Same Grit, Fewer Scratches. Diamond Sanding in Ceramics
Why Diamond Abrasives Leave Fewer Scratches at the Same Grit
When talking about sanding or polishing in ceramics, it’s very common to hear phrases like:
“This sandpaper is grit 120,”
“I use grit 60 for rough sanding and 120 for refining,” etc.
And up to that point, everything is correct.
However, there is an idea that often surprises people when they start working with diamond abrasives:
At the same grit, diamond usually leaves fewer scratches than other abrasives, such as silicon carbide or traditional sandpaper.
The explanation lies in something that is rarely discussed: what abrasive grains actually look like—and how they behave—when we observe them under a microscope.
Grit Is Not Everything
The grit number (60, 120, 220…) gives us an idea of the average size of the abrasive grain, but it does not describe its shape, nor how that grain behaves when working on a ceramic surface.
Two abrasives can have the same grit and still:
- Leave deeper or shallower scratches
- Produce a cleaner or a rougher surface finish
The key lies in grain morphology and its stability during use.
What Happens When We Look at Clay Abrasives Under the Microscope
In technical studies, optical microscopes and, above all, scanning electron microscopes (SEM) are used to observe the real structure of abrasive grains.
This is where very clear differences begin to appear.
Diamond Grain: Clean and Stable Cutting
When an abrasive diamond grain is observed under the microscope, it shows:
- Well-defined facets
- Clearly defined cutting edges
- A shape that remains stable over time, because diamond is extremely hard
This means that, when working on ceramics:
- The grain cuts the material rather than tearing it away in an uncontrolled way
- Scratch depth tends to be more uniform
- The appearance of uncontrolled micro-chipping on the surface is reduced
In practice, this often results in a very familiar feeling for those using diamond for the first time: “It feels finer than the grit rating suggests.”
It isn’t.
It is the same grit—but the cutting action is different (and more stable over time).
Silicon Carbide and Traditional Sandpaper
Silicon carbide (SiC) is also a hard abrasive widely used in ceramics, especially in sandpaper.
When its grains are observed under the microscope, we can see that they:
- Have a more irregular shape
- Tend to fracture during use (they are softer than diamond)
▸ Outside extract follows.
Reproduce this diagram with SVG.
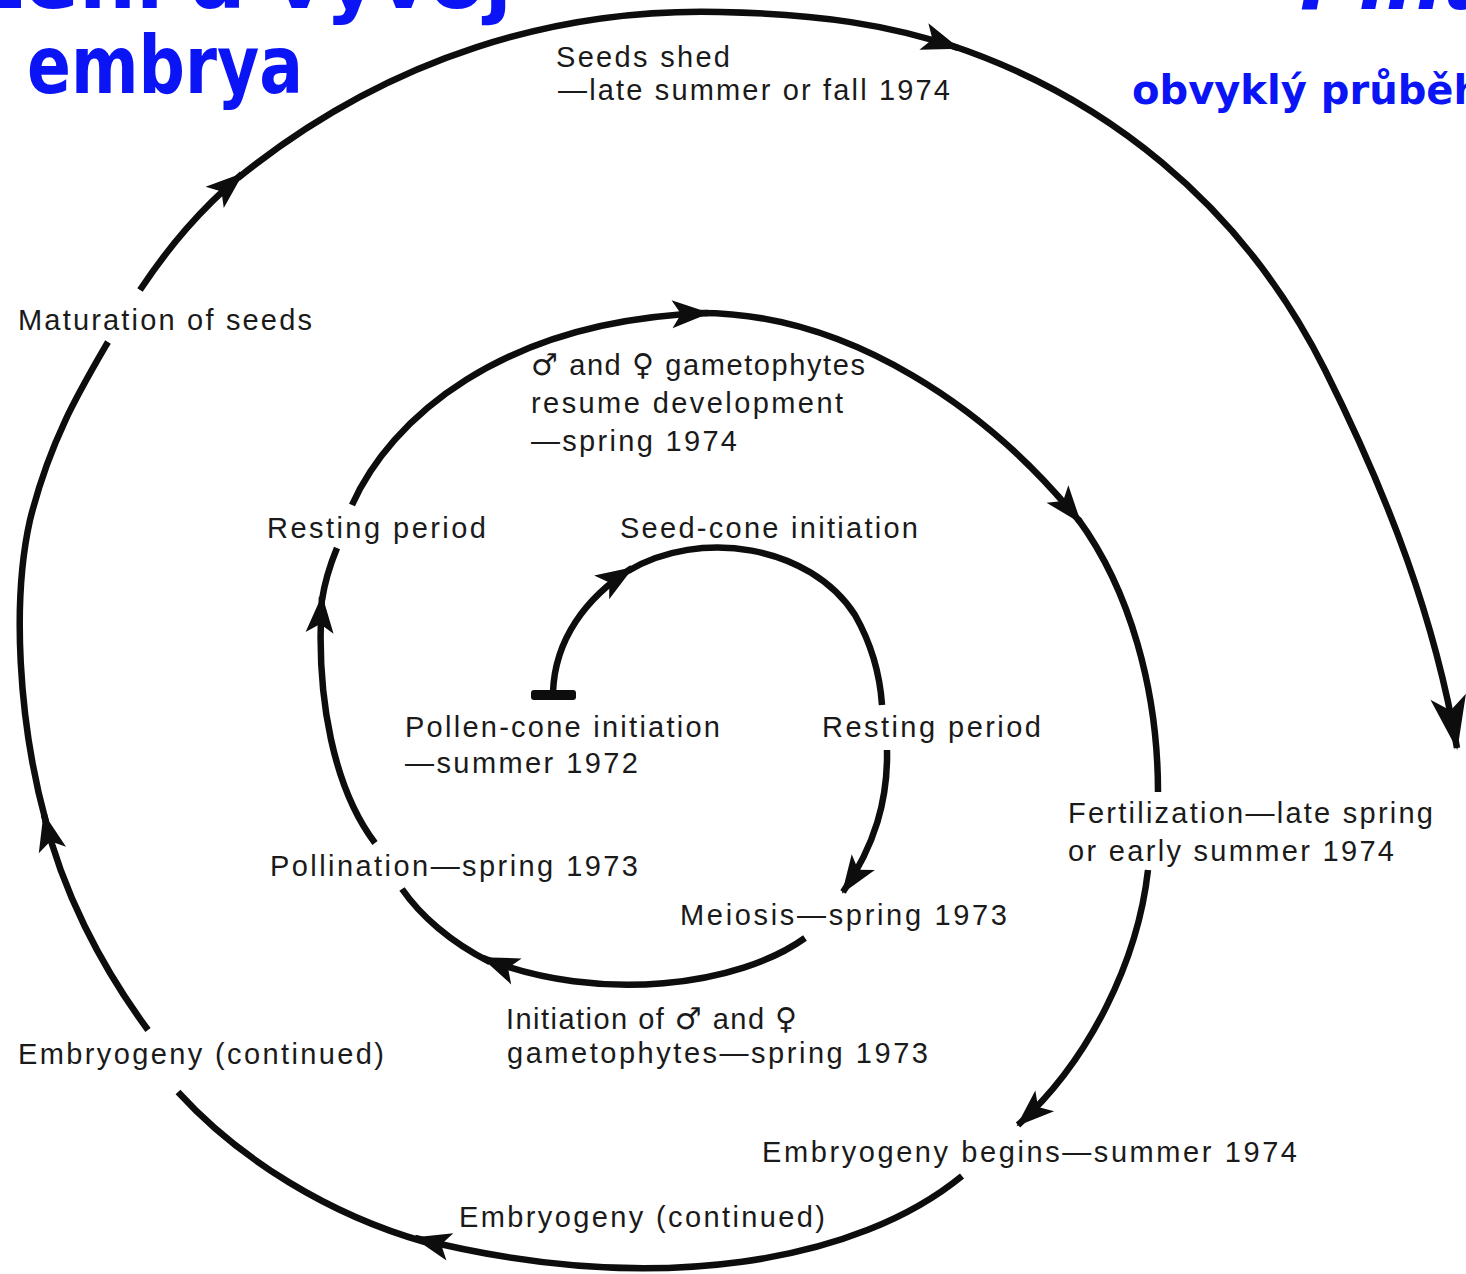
<svg xmlns="http://www.w3.org/2000/svg" width="1466" height="1274" viewBox="0 0 1466 1274">
<style>
.lbl{font-family:"Liberation Sans","DejaVu Sans",sans-serif;font-size:29px;fill:#1a1a1a}
.sym{font-family:"DejaVu Sans",sans-serif;font-size:30px}
.ttl{font-family:"Comic Sans MS","DejaVu Sans",sans-serif;font-weight:bold;fill:#0a14f5}
.c{fill:none;stroke:#0d0d0d;stroke-width:6.5;stroke-linecap:butt}
</style>
<defs>
<marker id="ah" markerUnits="userSpaceOnUse" markerWidth="44" markerHeight="36" viewBox="-40 -18 42 36" refX="0" refY="0" orient="auto">
<path d="M2,0 L-36,-14 L-27,0 L-36,14 Z" fill="#0d0d0d"/>
</marker>
<marker id="ahb" markerUnits="userSpaceOnUse" markerWidth="60" markerHeight="44" viewBox="-56 -22 58 44" refX="0" refY="0" orient="auto">
<path d="M2,0 L-52,-18 L-38,0 L-52,18 Z" fill="#0d0d0d"/>
</marker>
</defs>
<rect width="1466" height="1274" fill="#ffffff"/>

<g id="titles">
<text class="ttl" x="512" y="8" font-size="80" text-anchor="end">Oplození a vývoj</text>
<text class="ttl" x="27" y="93" font-size="80" textLength="276" lengthAdjust="spacingAndGlyphs">embrya</text>
<text class="ttl" x="1300" y="9" font-size="80" font-style="italic">Pinus</text>
<text class="ttl" x="1132" y="104" font-size="40" textLength="350" lengthAdjust="spacingAndGlyphs">obvyklý průběh</text>
</g>

<g id="connectors">
<rect x="531" y="690" width="45" height="10" rx="3" fill="#0d0d0d"/>
<path class="c" d="M553,692 C555,640 585,598 632,568" marker-end="url(#ah)"/>
<path class="c" d="M628,571 C700,528 810,545 855,615 C872,645 880,675 882,705"/>
<path class="c" d="M887,750 C888,800 875,845 843,892" marker-end="url(#ah)"/>
<path class="c" d="M805,938 C740,985 600,1005 483,958" marker-end="url(#ah)"/>
<path class="c" d="M490,962 C450,942 420,915 402,889"/>
<path class="c" d="M375,843 C335,790 315,700 322,597" marker-end="url(#ah)"/>
<path class="c" d="M322,600 C325,580 330,565 337,548"/>
<path class="c" d="M352,505 C390,420 500,320 708,313" marker-end="url(#ah)"/>
<path class="c" d="M700,313 C850,313 990,410 1080,522" marker-end="url(#ah)"/>
<path class="c" d="M1078,519 C1130,590 1158,690 1158,792"/>
<path class="c" d="M1148,870 C1138,960 1090,1060 1018,1125" marker-end="url(#ah)"/>
<path class="c" d="M962,1176 C860,1260 660,1300 415,1238" marker-end="url(#ah)"/>
<path class="c" d="M425,1242 C330,1215 240,1160 178,1092"/>
<path class="c" d="M148,1030 C100,965 62,890 44,815" marker-end="url(#ah)"/>
<path class="c" d="M46,822 C18,720 12,600 30,520 C50,440 80,390 108,342"/>
<path class="c" d="M140,290 C170,245 200,210 242,174" marker-end="url(#ah)"/>
<path class="c" d="M238,178 C390,55 560,8 720,12 C820,14 890,25 958,48" marker-end="url(#ah)"/>
<path class="c" d="M950,45 C1100,95 1240,200 1325,370 C1390,500 1435,620 1457,748" marker-end="url(#ahb)"/>
</g>

<g id="seeds-shed"><text class="lbl" x="556" y="67" textLength="174" lengthAdjust="spacing">Seeds shed</text><text class="lbl" x="558" y="100" textLength="392" lengthAdjust="spacing">—late summer or fall 1974</text></g>
<g id="maturation"><text class="lbl" x="18" y="330" textLength="294" lengthAdjust="spacing">Maturation of seeds</text></g>
<g id="resume"><text class="lbl" x="531" y="375" textLength="334" lengthAdjust="spacing"><tspan class="sym">♂</tspan> and <tspan class="sym">♀</tspan> gametophytes</text><text class="lbl" x="531" y="413" textLength="312" lengthAdjust="spacing">resume development</text><text class="lbl" x="531" y="451" textLength="206" lengthAdjust="spacing">—spring 1974</text></g>
<g id="resting-left"><text class="lbl" x="267" y="538" textLength="219" lengthAdjust="spacing">Resting period</text></g>
<g id="seed-cone"><text class="lbl" x="620" y="538" textLength="298" lengthAdjust="spacing">Seed-cone initiation</text></g>
<g id="pollen-cone"><text class="lbl" x="405" y="737" textLength="315" lengthAdjust="spacing">Pollen-cone initiation</text><text class="lbl" x="405" y="773" textLength="233" lengthAdjust="spacing">—summer 1972</text></g>
<g id="resting-right"><text class="lbl" x="822" y="737" textLength="219" lengthAdjust="spacing">Resting period</text></g>
<g id="fertilization"><text class="lbl" x="1068" y="823" textLength="365" lengthAdjust="spacing">Fertilization—late spring</text><text class="lbl" x="1068" y="861" textLength="326" lengthAdjust="spacing">or early summer 1974</text></g>
<g id="pollination"><text class="lbl" x="270" y="876" textLength="368" lengthAdjust="spacing">Pollination—spring 1973</text></g>
<g id="meiosis"><text class="lbl" x="680" y="925" textLength="327" lengthAdjust="spacing">Meiosis—spring 1973</text></g>
<g id="initiation"><text class="lbl" x="506" y="1029" textLength="291" lengthAdjust="spacing">Initiation of <tspan class="sym">♂</tspan> and <tspan class="sym">♀</tspan></text><text class="lbl" x="507" y="1063" textLength="421" lengthAdjust="spacing">gametophytes—spring 1973</text></g>
<g id="embryogeny-left"><text class="lbl" x="18" y="1064" textLength="366" lengthAdjust="spacing">Embryogeny (continued)</text></g>
<g id="embryogeny-begins"><text class="lbl" x="762" y="1162" textLength="535" lengthAdjust="spacing">Embryogeny begins—summer 1974</text></g>
<g id="embryogeny-bottom"><text class="lbl" x="459" y="1227" textLength="366" lengthAdjust="spacing">Embryogeny (continued)</text></g>
</svg>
- When they break, they create new cutting edges—but also unpredictable fragments
For this reason, after sanding with paper (SiC or similar), it is often necessary to move through more grit steps to remove visible marks.
In other words, a more irregular or more fragile grain creates different scratch patterns on the surface during sanding or polishing.
An Important Note: Not All Diamond Abrasives Are the Same
This point is crucial and worth stating clearly. Although it is not the main focus of this article, it is very important.
Even when two tools indicate the same grit, the final result is strongly influenced by:
- Diamond quality
- The sintering process
- Grain distribution
- The backing or support to which the diamond is bonded
For this reason, in diamond tools, the grit number is only a reference—not an absolute guarantee of performance.
This is also why we do not specify a grit number on our diamond discs for the pottery wheel. Besides the fact that people often compare them directly to sandpaper grit (which is not the same), grit alone does not tell the full story.
Other factors—such as the sintering process, diamond quality, grain distribution, and even the backing material—play a major role. Our discs are the result of extensive testing, aimed at achieving what we consider the best possible disc for rough sanding and another for polishing. The same philosophy applies to our diamond files.